Em testes bi-direcionais, com uma fonte de luz e medidor de energia
In the 2014 version of ISO/IEC 14763-3, testing of optical fiber cabling, unidirectional testing for permanent links is required. In specific cases, bi-directional testing is required. However, ISO/IEC 14763-3 provides no information on how a bi-directional test should be done - this article explains how.
When Bi-Directional Testing is Required
Per ISO/IEC 14763-3, if the link comprises a single fixed cable and terminating connectors, a unidirectional testing may be performed. If the link or channel is more complex, or where there is risk that components within the cabling under test cause differences in the attenuation depending on the direction of transmission, bi-directional measurements shall be carried out.

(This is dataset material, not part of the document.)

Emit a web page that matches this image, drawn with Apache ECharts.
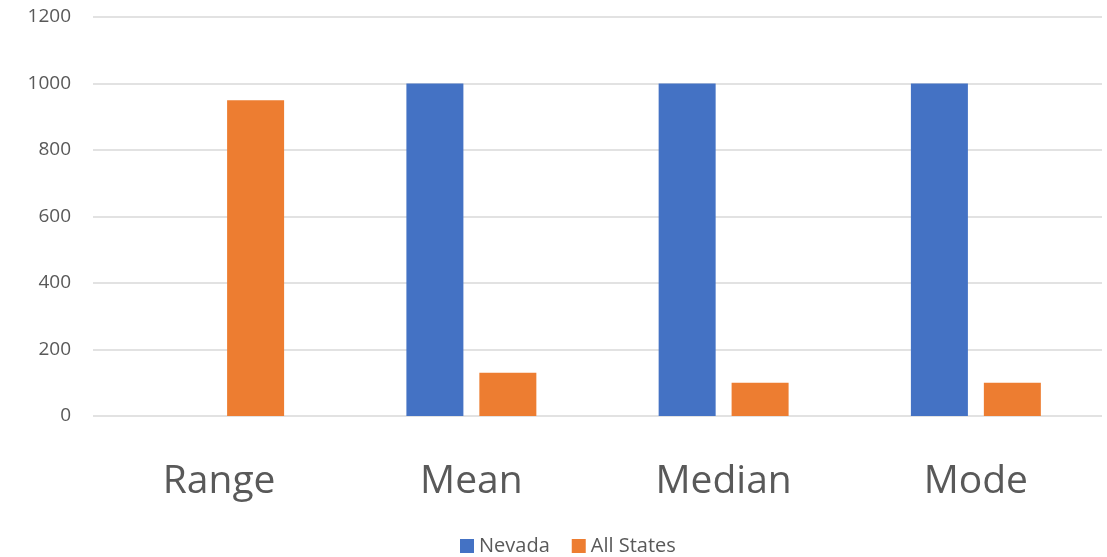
<!DOCTYPE html>
<html><head><meta charset="utf-8">
<script src="https://cdn.jsdelivr.net/npm/echarts@6/dist/echarts.min.js"></script>
<style>html,body{margin:0;padding:0;background:#fff}#c{width:1107px;height:557px}</style>
</head><body><div id="c"></div>
<script>
const categories = ['Range', 'Mean', 'Median', 'Mode'];
const nevada = [0, 1000, 1000, 1000];
const allStates = [950, 130, 100, 100];
const yTicks = [0, 200, 400, 600, 800, 1000, 1200];

const chart = echarts.init(document.getElementById('c'));
const font = '"Open Sans", sans-serif';
chart.setOption({
  animation: false,
  textStyle: { fontFamily: font },
  grid: { left: 93, right: 5, top: 17, bottom: 141, containLabel: false },
  legend: {
    top: 536, left: 460, itemWidth: 14, itemHeight: 14, itemGap: 22, padding: 0,
    icon: 'rect',
    textStyle: { fontSize: 20, color: '#595959', fontFamily: font },
    data: ['Nevada', 'All States']
  },
  xAxis: {
    type: 'category', data: categories,
    axisLine: { show: false }, axisTick: { show: false },
    axisLabel: { fontSize: 39, color: '#595959', margin: 46, fontFamily: font }
  },
  yAxis: {
    type: 'value', min: yTicks[0], max: yTicks[yTicks.length - 1], interval: 200,
    axisLine: { show: false }, axisTick: { show: false },
    axisLabel: { fontSize: 19, color: '#595959', margin: 22, fontFamily: font, formatter: v => String(v) },
    splitLine: { lineStyle: { color: '#d9d9d9', width: 1.5 } }
  },
  series: [
    { name: 'Nevada', type: 'bar', data: nevada, barWidth: 57, barGap: '28%', itemStyle: { color: '#4472c4' } },
    { name: 'All States', type: 'bar', data: allStates, barWidth: 57, itemStyle: { color: '#ed7d31' } }
  ]
});
</script></body></html>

Bi-Directional Testing with a Light Source and Power Meter
1) Set a reference with a reference grade launch cord using the 1-cord method (see Figure 1).
2) Verify low loss at the connector pair B-C between the launch cord and receive cord (see Figure 2).
3) Test in one direction. Do not disconnect the launch cord from the light source. Attach the launch cord to one end of the cabling and the receive cord and power meter to the other end of the cabling (see Figure 3).
4) Then, without disconnecting the launch cord from the light source, move to connection Y. Move the receive cord and power meter to connection X (see Figure 4).
Obs.: Use the worst of the two measurements as the final test result. If the difference in the two measurements is greater than 0,2 dB, the reference could be wrong, something may be wrong with the test cord, or there may be a bend in the fiber.
Bi-Directional Testing with an Optical Loss Test Set
If using an optical loss test set (OLTS) containing a power meter and light source in one box, simply swap the connections after the test is run at the patch panel or fiber distribution center, being careful to maintain the mated connections to the test equipment (see Figure 5 and 6).
Regardless of the type of equipment, the key thing to remember is to NOT disconnect the launch or receive cord from the tester once you’ve set the reference and verified the launch and receive cords. Doing so can add significant uncertainty to your measurements.
Usually, bi-directional testing is needed when testing a permanent link with an OTDR. But for some specific link configurations, it may be needed when using a light source and power meter. In that case, the method outlined in this article should be used. Who knows, maybe ISO/IEC 14763-3 will adopt this method in its next revision cycle.